She does not claim a breach of contract by the United States in that her training was inadequate as in Morales v. Immigration and Naturalization Service, 7 Cir., 1962, 311 F.2d 715, where the decision of the Service was affirmed, but contends that the training was non-existent and that she was therefore not an Exchange Visitor.


She asserts that proof of her factual allegations would make her eligible for adjustment of status to that of a permanent resident. We cannot agree. Petitioner has made no request for a waiver of the two-year foreign residence, but her position, of course, is that, as she is not an Exchange Visitor, the two-year requirement is not applicable to her.


The petitioner was admitted as an Exchange Visitor. On December 16, 1964, she signed a Form DSP-66 stating that she sought to remain in the United States as an Exchange Visitor for a maximum stay of two years at St. Barnabas Medical Center, Livingston, New Jersey, for 'advanced experience and training in the area of clinical staff nursing' which agrees in wording with the description given by the sponsoring hospital of the activity in which the Exchange Visitor will engage.

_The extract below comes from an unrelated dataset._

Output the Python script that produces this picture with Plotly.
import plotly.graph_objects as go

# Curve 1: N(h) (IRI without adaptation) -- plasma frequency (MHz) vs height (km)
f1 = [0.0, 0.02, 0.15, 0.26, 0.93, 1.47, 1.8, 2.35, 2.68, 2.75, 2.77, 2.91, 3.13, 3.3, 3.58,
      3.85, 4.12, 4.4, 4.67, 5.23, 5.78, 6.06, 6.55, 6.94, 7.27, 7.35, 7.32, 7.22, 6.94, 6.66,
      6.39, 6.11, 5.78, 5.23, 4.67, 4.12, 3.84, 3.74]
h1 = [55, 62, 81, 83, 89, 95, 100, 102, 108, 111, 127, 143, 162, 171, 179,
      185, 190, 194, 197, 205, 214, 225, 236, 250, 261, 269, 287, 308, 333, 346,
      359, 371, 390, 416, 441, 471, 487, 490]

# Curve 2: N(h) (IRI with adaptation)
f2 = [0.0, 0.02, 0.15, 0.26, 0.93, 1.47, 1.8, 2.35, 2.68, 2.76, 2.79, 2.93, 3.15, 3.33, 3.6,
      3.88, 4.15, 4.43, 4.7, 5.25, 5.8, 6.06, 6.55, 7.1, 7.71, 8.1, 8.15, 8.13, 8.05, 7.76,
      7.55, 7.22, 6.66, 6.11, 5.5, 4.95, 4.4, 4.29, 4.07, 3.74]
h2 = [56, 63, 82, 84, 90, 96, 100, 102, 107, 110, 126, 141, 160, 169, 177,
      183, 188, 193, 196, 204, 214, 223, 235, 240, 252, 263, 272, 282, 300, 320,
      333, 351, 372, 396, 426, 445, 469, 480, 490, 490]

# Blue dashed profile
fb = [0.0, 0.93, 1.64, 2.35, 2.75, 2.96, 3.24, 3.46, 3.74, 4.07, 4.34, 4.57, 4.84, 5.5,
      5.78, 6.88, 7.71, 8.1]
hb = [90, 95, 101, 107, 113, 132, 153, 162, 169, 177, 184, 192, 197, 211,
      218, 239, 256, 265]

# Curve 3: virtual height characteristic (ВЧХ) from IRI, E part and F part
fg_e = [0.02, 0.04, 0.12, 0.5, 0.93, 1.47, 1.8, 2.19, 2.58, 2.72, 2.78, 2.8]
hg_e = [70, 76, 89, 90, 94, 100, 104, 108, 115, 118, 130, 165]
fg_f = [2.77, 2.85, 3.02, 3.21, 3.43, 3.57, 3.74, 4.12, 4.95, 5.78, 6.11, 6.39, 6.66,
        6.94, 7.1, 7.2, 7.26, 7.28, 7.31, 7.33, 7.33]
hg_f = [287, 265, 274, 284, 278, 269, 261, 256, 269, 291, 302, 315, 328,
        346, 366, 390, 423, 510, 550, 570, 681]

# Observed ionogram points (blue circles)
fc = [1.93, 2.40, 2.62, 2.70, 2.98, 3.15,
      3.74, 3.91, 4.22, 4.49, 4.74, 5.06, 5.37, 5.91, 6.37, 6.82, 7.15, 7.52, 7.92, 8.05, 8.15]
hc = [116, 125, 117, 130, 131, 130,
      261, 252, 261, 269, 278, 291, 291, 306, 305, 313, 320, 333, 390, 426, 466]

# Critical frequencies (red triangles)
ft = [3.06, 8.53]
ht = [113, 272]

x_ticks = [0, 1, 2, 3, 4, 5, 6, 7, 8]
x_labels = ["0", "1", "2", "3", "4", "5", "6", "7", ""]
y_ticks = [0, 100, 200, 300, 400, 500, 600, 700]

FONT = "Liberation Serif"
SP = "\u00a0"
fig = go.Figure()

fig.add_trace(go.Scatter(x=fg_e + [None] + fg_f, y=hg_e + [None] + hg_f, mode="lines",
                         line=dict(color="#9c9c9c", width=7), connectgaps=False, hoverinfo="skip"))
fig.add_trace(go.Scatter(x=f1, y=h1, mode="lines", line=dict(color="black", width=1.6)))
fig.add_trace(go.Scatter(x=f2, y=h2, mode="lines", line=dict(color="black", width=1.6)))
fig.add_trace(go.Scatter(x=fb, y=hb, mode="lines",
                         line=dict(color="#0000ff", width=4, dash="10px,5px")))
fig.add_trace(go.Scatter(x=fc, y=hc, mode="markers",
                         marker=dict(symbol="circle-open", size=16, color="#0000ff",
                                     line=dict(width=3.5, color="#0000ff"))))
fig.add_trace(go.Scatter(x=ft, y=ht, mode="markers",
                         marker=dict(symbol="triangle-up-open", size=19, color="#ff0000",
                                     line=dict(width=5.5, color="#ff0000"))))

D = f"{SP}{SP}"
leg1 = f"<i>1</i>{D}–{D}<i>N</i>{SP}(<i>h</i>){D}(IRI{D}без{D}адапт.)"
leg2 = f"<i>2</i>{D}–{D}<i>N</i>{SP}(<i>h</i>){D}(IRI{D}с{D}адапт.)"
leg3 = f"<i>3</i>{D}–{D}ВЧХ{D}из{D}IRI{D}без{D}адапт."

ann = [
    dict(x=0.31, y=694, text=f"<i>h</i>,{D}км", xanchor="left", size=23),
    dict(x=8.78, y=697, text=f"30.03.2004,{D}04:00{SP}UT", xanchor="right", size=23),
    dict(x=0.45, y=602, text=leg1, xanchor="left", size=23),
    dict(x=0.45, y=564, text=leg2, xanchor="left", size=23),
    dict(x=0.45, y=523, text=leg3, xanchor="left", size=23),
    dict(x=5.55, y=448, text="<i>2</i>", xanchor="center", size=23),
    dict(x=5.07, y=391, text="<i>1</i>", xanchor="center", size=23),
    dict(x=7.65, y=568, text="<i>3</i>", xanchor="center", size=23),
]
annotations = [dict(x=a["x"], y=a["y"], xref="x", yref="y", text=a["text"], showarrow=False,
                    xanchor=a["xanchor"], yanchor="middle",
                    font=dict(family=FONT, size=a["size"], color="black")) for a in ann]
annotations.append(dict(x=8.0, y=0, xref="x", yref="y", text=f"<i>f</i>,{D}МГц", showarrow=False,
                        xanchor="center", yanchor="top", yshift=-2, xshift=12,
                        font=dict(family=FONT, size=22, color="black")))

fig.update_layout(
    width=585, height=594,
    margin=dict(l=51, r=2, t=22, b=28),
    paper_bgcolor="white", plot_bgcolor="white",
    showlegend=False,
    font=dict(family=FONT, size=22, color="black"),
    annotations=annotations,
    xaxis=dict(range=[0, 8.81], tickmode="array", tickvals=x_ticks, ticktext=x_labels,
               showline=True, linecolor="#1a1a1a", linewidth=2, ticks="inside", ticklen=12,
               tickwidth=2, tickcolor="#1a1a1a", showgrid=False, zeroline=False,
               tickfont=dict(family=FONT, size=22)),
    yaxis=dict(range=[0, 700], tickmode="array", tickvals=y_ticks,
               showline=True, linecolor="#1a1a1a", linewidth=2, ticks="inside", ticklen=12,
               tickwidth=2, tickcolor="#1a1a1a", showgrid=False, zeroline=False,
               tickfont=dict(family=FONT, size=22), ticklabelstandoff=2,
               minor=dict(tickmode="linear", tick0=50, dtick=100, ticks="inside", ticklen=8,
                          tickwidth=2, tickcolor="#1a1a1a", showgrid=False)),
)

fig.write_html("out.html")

An Arrival-Departure Record, bearing petitioner's name, which petitioner admitted related to her, shows not only her admission at Honolulu, Hawaii on January 5, 1965 to remain until January 5, 1966, but also an extension to December 21, 1966, at Newark, New Jersey. Petitioner also signed another Form DSP-66 on January 4, 1965 indicating she desired to remain in the United States for a maximum stay of twelve months at Columbus Hospital in Chicago, Illinois, for a 'course in nurse training' again using the same wording as the description provided by the hospital. This document was endorsed by the Immigration and Naturalization Service at Newark, New Jersey, to show extension of petitioner's stay.

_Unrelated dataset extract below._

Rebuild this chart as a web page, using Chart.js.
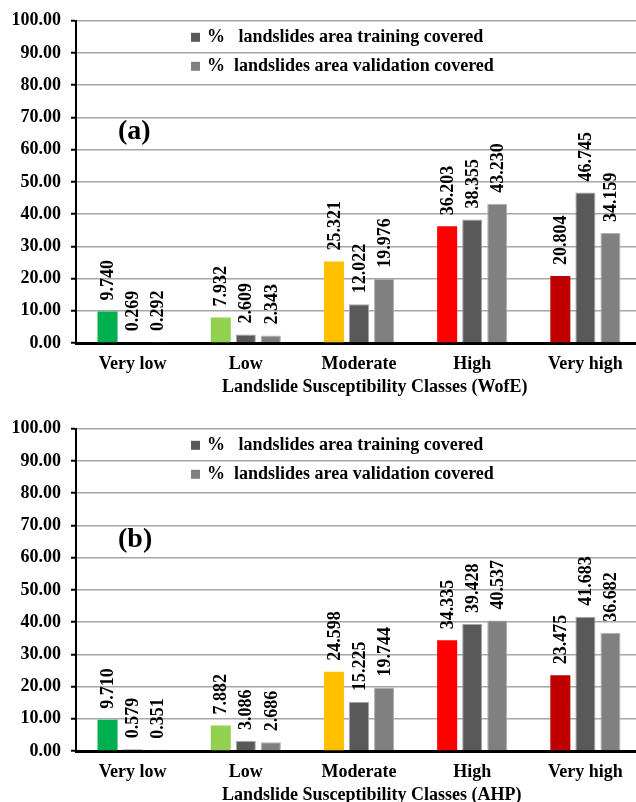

If a fraud has occurred, it appears that petitioner was a party to it. She was surely aware that she had been admitted to this country in connection with a specific Exchange Visitor Program at St. Barnabas Medical Center and that her stay had been extended when she was allowed to transfer to another specific Exchange Visitor Program at Columbus Hospital. If petitioner is correct in her assertions that experience in the practice of her profession under such supervision as was provided in these two hospitals did not qualify as the training specified in the two Forms DSP-66 signed by the petitioner as well as the hospitals, then she has remained in the United States for more than two years under false pretenses. We do not mean to offer censure of petitioner's failure to take any steps to remedy a situation of which she now says she did not approve. Nevertheless we cannot agree that her status was thereby changed from that of an Exchange Visitor.


The petition for review is dismissed.